Un assurdo cold case
Alle undici di sera dell’11 febbraio del 1999, nel Queens, a New York, la temperatura segna un paio di gradi sopra lo zero, stando ai bollettini del tempo. Le strade sono ghiacciate, dopo che per quasi due giorni ininterrotti ha nevicato. Meglio restare a casa, dicono alla radio e alla tv. Il giorno dopo il New York Times apre a tutta pagina con l’assoluzione di Bill Clinton dall’impeachment, che si scusa con i cittadini americani. Bisogna scorrere un bel po’ di pagine per arrivare ad un articolo a firma Andrew Jacobs: l’artista jazz Jaki Byard è morto per una ferita da arma da fuoco. È un fatto incredibile, fuori da ogni previsione. Il portavoce del Dipartimento di Polizia, Joseph Pentangelo, oggi in pensione, dichiara che non è stata trovata alcuna pistola e che gli investigatori non hanno motivo di credere ad un omicidio. Non ci sono segni di furto, scasso o lotta. Quello che si sta cercando di suggerire ai cronisti è che, verosimilmente, si è trattato di un suicidio. Jacobs, che tre anni dopo vincerà il Pulitzer con un gruppo di colleghi per i servizi sull’11 settembre, ancora oggi – raggiunto al telefono – preferisce parlare di «omicidio», pur ricordando poco di quei fatti così lontani nel tempo. Indagini successive acclareranno, con lampanti perizie balistiche, che non si sarebbe potuto parlare di suicidio per il tipo di traiettoria del proiettile e per l’assenza dell’arma. Viene fermato e subito rilasciato uno sbandato, i pettegolezzi si inseguono, ma nessuno accenna a «ombre» nella vita di quell’eccentrico musicista; quel che si può tratteggiare è che Byard abbia aperto la porta al proprio assassino, a casa con lui ci sono le due figlie che dicono alla polizia di non aver sentito lo sparo né clangori di effrazione.
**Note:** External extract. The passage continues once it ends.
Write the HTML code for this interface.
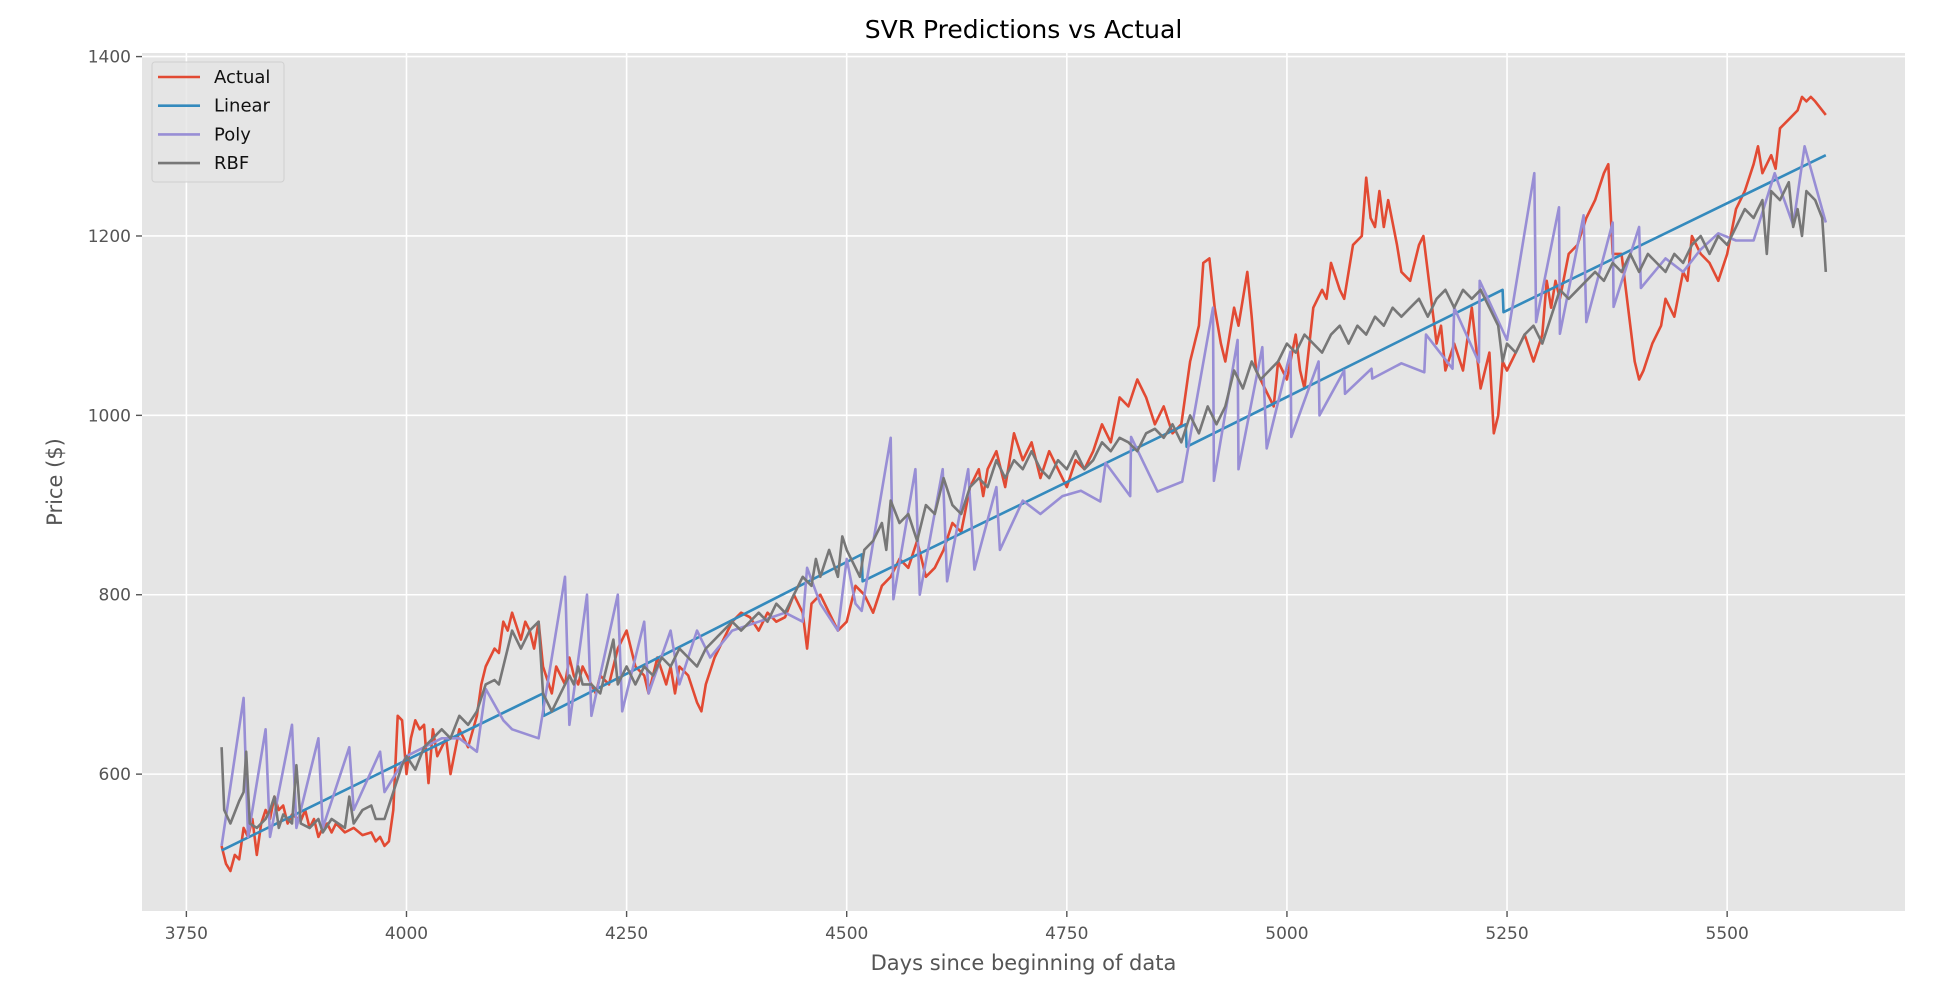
<!DOCTYPE html>
<html><head><meta charset="utf-8"><style>
body{margin:0;background:#fff;}
svg{display:block;font-family:"DejaVu Sans","Liberation Sans",sans-serif;}
</style></head><body>
<svg id="chart" width="1936" height="988"></svg>
<script>
const xTicks=[3750,4000,4250,4500,4750,5000,5250,5500];
const yTicks=[600,800,1000,1200,1400];
const actualDays=[3790,3795,3800,3805,3810,3815,3820,3825,3830,3835,3840,3845,3850,3855,3860,3865,3870,3880,3885,3890,3895,3900,3905,3910,3915,3920,3930,3940,3950,3960,3965,3970,3975,3980,3985,3990,3995,4000,4005,4010,4015,4020,4025,4030,4035,4045,4050,4060,4070,4080,4085,4090,4095,4100,4105,4110,4115,4120,4125,4130,4135,4140,4145,4150,4155,4165,4170,4175,4180,4185,4190,4195,4200,4210,4215,4220,4230,4240,4250,4255,4260,4270,4275,4285,4295,4300,4305,4310,4320,4330,4335,4340,4350,4360,4370,4380,4390,4400,4410,4420,4430,4440,4450,4455,4460,4470,4480,4490,4500,4510,4520,4530,4540,4550,4560,4570,4580,4590,4600,4610,4620,4630,4640,4650,4655,4660,4670,4680,4690,4700,4710,4720,4730,4740,4750,4760,4770,4780,4790,4800,4810,4820,4830,4840,4850,4860,4870,4880,4890,4900,4905,4912,4918,4925,4930,4940,4945,4955,4960,4965,4975,4985,4990,5000,5010,5015,5020,5030,5040,5045,5050,5060,5065,5075,5085,5090,5095,5100,5105,5110,5115,5125,5130,5140,5150,5155,5160,5165,5170,5175,5180,5190,5200,5210,5220,5230,5235,5240,5245,5250,5260,5270,5280,5290,5295,5300,5305,5310,5320,5330,5340,5350,5360,5365,5370,5380,5385,5390,5395,5400,5405,5415,5425,5430,5440,5450,5455,5460,5470,5480,5490,5500,5510,5520,5530,5535,5540,5550,5555,5560,5570,5580,5585,5590,5595,5600,5612];
const actualPrices=[520,500,492,510,505,540,530,550,510,545,560,550,575,560,565,545,555,548,560,540,550,530,540,545,535,545,535,540,532,535,525,530,520,525,560,665,660,600,640,660,650,655,590,650,620,640,600,650,630,665,700,720,730,740,735,770,760,780,765,750,770,760,740,770,720,690,720,710,700,730,710,700,720,700,690,710,700,740,760,740,720,710,690,730,700,720,690,720,710,680,670,700,730,750,770,780,775,760,780,770,775,800,780,740,790,800,780,760,770,810,800,780,810,820,840,830,860,820,830,850,880,870,920,940,910,940,960,920,980,950,970,930,960,940,920,950,940,960,990,970,1020,1010,1040,1020,990,1010,980,990,1060,1100,1170,1175,1120,1080,1060,1120,1100,1160,1110,1050,1030,1010,1060,1040,1090,1050,1030,1120,1140,1130,1170,1140,1130,1190,1200,1265,1220,1210,1250,1210,1240,1190,1160,1150,1190,1200,1160,1120,1080,1100,1050,1080,1050,1120,1030,1070,980,1000,1060,1050,1070,1090,1060,1090,1150,1120,1150,1130,1180,1190,1220,1240,1270,1280,1180,1180,1140,1100,1060,1040,1050,1080,1100,1130,1110,1160,1150,1200,1180,1170,1150,1180,1230,1250,1280,1300,1270,1290,1275,1320,1330,1340,1355,1350,1355,1350,1335];
const linearDays=[3790,4155,4156,4517,4518,4885,4886,5245,5246,5612];
const linearPrices=[515,690,665,845,815,990,965,1140,1115,1290];
const polyDays=[3790,3815,3820,3840,3845,3870,3875,3900,3905,3935,3940,3970,3975,4000,4040,4060,4080,4090,4110,4120,4150,4180,4185,4205,4210,4240,4245,4270,4275,4300,4310,4330,4345,4370,4400,4430,4450,4455,4470,4490,4500,4510,4517,4550,4553,4578,4583,4609,4614,4638,4645,4670,4674,4700,4720,4745,4766,4788,4794,4822,4823,4853,4881,4916,4917,4944,4945,4972,4977,5004,5005,5036,5037,5065,5066,5096,5097,5130,5156,5158,5188,5190,5218,5219,5250,5281,5283,5309,5310,5337,5340,5370,5371,5400,5402,5430,5450,5470,5490,5510,5530,5554,5575,5588,5612];
const polyPrices=[520,685,530,650,530,655,540,640,540,630,560,625,580,620,640,640,625,695,660,650,640,820,655,800,665,800,670,770,690,760,700,760,730,760,770,780,770,830,790,760,840,790,782,975,795,940,800,940,815,940,828,920,850,905,890,910,916,904,947,910,976,915,926,1120,927,1084,940,1076,963,1071,976,1060,1000,1050,1024,1052,1041,1058,1048,1090,1052,1120,1059,1150,1084,1270,1104,1232,1091,1223,1104,1215,1121,1210,1142,1175,1160,1185,1203,1195,1195,1270,1212,1300,1215];
const rbfDays=[3790,3793,3800,3810,3815,3818,3822,3830,3840,3845,3850,3855,3860,3870,3875,3880,3890,3900,3905,3915,3930,3935,3940,3950,3960,3965,3975,3985,3995,4000,4010,4020,4030,4040,4050,4060,4070,4080,4090,4100,4105,4115,4120,4130,4140,4150,4155,4165,4175,4185,4190,4195,4200,4210,4220,4225,4235,4240,4250,4260,4270,4280,4290,4300,4310,4320,4330,4340,4350,4360,4370,4380,4390,4400,4410,4420,4430,4440,4450,4460,4465,4470,4480,4490,4495,4500,4510,4515,4520,4530,4540,4545,4550,4560,4570,4580,4590,4600,4610,4620,4630,4640,4650,4660,4670,4680,4690,4700,4710,4720,4730,4740,4750,4760,4770,4780,4790,4800,4810,4820,4830,4840,4850,4860,4870,4880,4890,4900,4910,4920,4930,4940,4950,4960,4970,4980,4990,5000,5010,5020,5030,5040,5050,5060,5070,5080,5090,5100,5110,5120,5130,5140,5150,5160,5170,5180,5190,5200,5210,5220,5230,5240,5245,5250,5260,5270,5280,5290,5300,5310,5320,5330,5340,5350,5360,5370,5380,5390,5400,5410,5420,5430,5440,5450,5460,5470,5480,5490,5500,5510,5520,5530,5540,5545,5550,5560,5570,5575,5580,5585,5590,5600,5608,5612];
const rbfPrices=[630,560,545,570,580,625,545,540,550,560,575,540,555,545,610,545,540,550,535,550,540,575,545,560,565,550,550,580,610,620,605,630,640,650,640,665,655,670,700,705,700,740,760,740,760,770,690,670,690,710,700,720,700,700,690,710,750,700,720,700,720,710,730,720,740,730,720,740,750,760,770,760,770,780,770,790,780,800,820,810,840,820,850,820,865,850,830,820,850,860,880,850,905,880,890,860,900,890,930,900,890,920,930,920,950,930,950,940,960,940,930,950,940,960,940,950,970,960,975,970,960,980,985,975,990,970,1000,980,1010,990,1010,1050,1030,1060,1040,1050,1060,1080,1070,1090,1080,1070,1090,1100,1080,1100,1090,1110,1100,1120,1110,1120,1130,1110,1130,1140,1120,1140,1130,1140,1120,1100,1060,1080,1070,1090,1100,1080,1110,1140,1130,1140,1150,1160,1150,1170,1160,1180,1160,1180,1170,1160,1180,1170,1190,1200,1180,1200,1190,1210,1230,1220,1240,1180,1250,1240,1260,1210,1230,1200,1250,1240,1220,1160];

const NS='http://www.w3.org/2000/svg';
const svg=document.getElementById('chart');
const L=142,R=1905,T=53,B=911;
const X0=3699.6,X1=5702,Y0=447.4,Y1=1404;
const sx=v=>L+(v-X0)/(X1-X0)*(R-L);
const sy=v=>B-(v-Y0)/(Y1-Y0)*(B-T);
function mk(tag,attrs,parent){const e=document.createElementNS(NS,tag);for(const k in attrs)e.setAttribute(k,attrs[k]);(parent||svg).appendChild(e);return e;}

const bg=mk('rect',{x:L,y:T,width:R-L,height:B-T,fill:'#e5e5e5'});



const grid=mk('g',{});


xTicks.forEach(t=>{
  mk('line',{x1:sx(t),x2:sx(t),y1:T,y2:B,stroke:'#fff','stroke-width':1.6},grid);
  const tk=mk('line',{x1:sx(t),x2:sx(t),y1:B,y2:B+6,stroke:'#555','stroke-width':1.4});
  
  
  const lb=mk('text',{x:sx(t),y:B+28,'text-anchor':'middle','font-size':17,fill:'#555'});
  lb.textContent=t;
  
  
});
yTicks.forEach(t=>{
  mk('line',{x1:L,x2:R,y1:sy(t),y2:sy(t),stroke:'#fff','stroke-width':1.6},grid);
  const tk=mk('line',{x1:L-6,x2:L,y1:sy(t),y2:sy(t),stroke:'#555','stroke-width':1.4});
  
  
  const lb=mk('text',{x:L-11,y:sy(t)+6,'text-anchor':'end','font-size':17,fill:'#555'});
  lb.textContent=t;
  
  
});

function series(days,prices,color,name){
  const d=days.map((v,i)=>(i?'L':'M')+sx(v).toFixed(1)+','+sy(prices[i]).toFixed(1)).join('');
  const p=mk('path',{d:d,fill:'none',stroke:color,'stroke-width':2.6,'stroke-linejoin':'round'});
  
  
}
series(actualDays,actualPrices,'#e24a33','actual-line');
series(linearDays,linearPrices,'#348abd','linear-line');
series(polyDays,polyPrices,'#988ed5','poly-line');
series(rbfDays,rbfPrices,'#777777','rbf-line');

const title=mk('text',{x:(L+R)/2,y:38,'text-anchor':'middle','font-size':25,fill:'#000'});
title.textContent='SVR Predictions vs Actual';


const xl=mk('text',{x:(L+R)/2,y:970,'text-anchor':'middle','font-size':21,fill:'#555'});
xl.textContent='Days since beginning of data';


const yl=mk('text',{x:0,y:0,'text-anchor':'middle','font-size':21,fill:'#555',transform:'translate(62,482) rotate(-90)'});
yl.textContent='Price ($)';



const lg=mk('g',{});


mk('rect',{x:152,y:62,width:132,height:120,rx:3,fill:'#e5e5e5',stroke:'#d0d0d0','stroke-width':1,'fill-opacity':0.8},lg);
const names=['Actual','Linear','Poly','RBF'];
const cols=['#e24a33','#348abd','#988ed5','#777777'];
names.forEach((n,i)=>{
  const y=77+i*28.7;
  const ln=mk('line',{x1:158,x2:200,y1:y,y2:y,stroke:cols[i],'stroke-width':2.6},lg);
  
  
  const t=mk('text',{x:214,y:y+6,'font-size':18,fill:'#111'},lg);
  t.textContent=n;
  
  
});
</script>
</body></html>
La morte di Byard finisce tra i cold cases su scrivanie impolverate e dopo vent’anni resta aperto senza un responsabile. Fred Hersch ricorda di essere rimasto particolarmente scosso, anche per ragioni personali, da questa uccisione: «la storia del jazz è piena di storie con morti assurde, ma quella di Jaki ha avuto una risonanza particolare in me, in parte per la sua influenza nella mia formazione e in parte perché in quegli anni riflettevo molto sulla fragilità della vita umana. Con lui avevo perso i contatti, ma nel frattempo stavo raccogliendo un certo successo come pianista jazz. Mi sarebbe piaciuto avere l’occasione per fargli sentire cosa era stato dei suoi insegnamenti, ma credo che probabilmente lo sapesse.» Chet Williamson, il cui amore per Byard non ha solo ragioni di campanile worcesteriano, ma affonda in una stima profonda per l’uomo e il musicista, non se ne fa una ragione e lo conferma ancora oggi: «Nessuno si merita un destino come quello, soprattutto uno come lui. La mia speranza è che si tenga attesa la torcia, che vengano scritti libri e articoli sulla sua vita, in modo da spingere in qualche modo gli investigatori a riaprire quel fascicolo.»
A Hollis, intanto, non è rimasto più nessuno della famiglia di Jaki Byard. La casa è da tempo alla ricerca di un acquirente, l’annuncio dice che è stata costruita negli anni Venti e che è il luogo perfetto per realizzare i propri sogni. Se la storia conta, qualcuno ci riuscirà.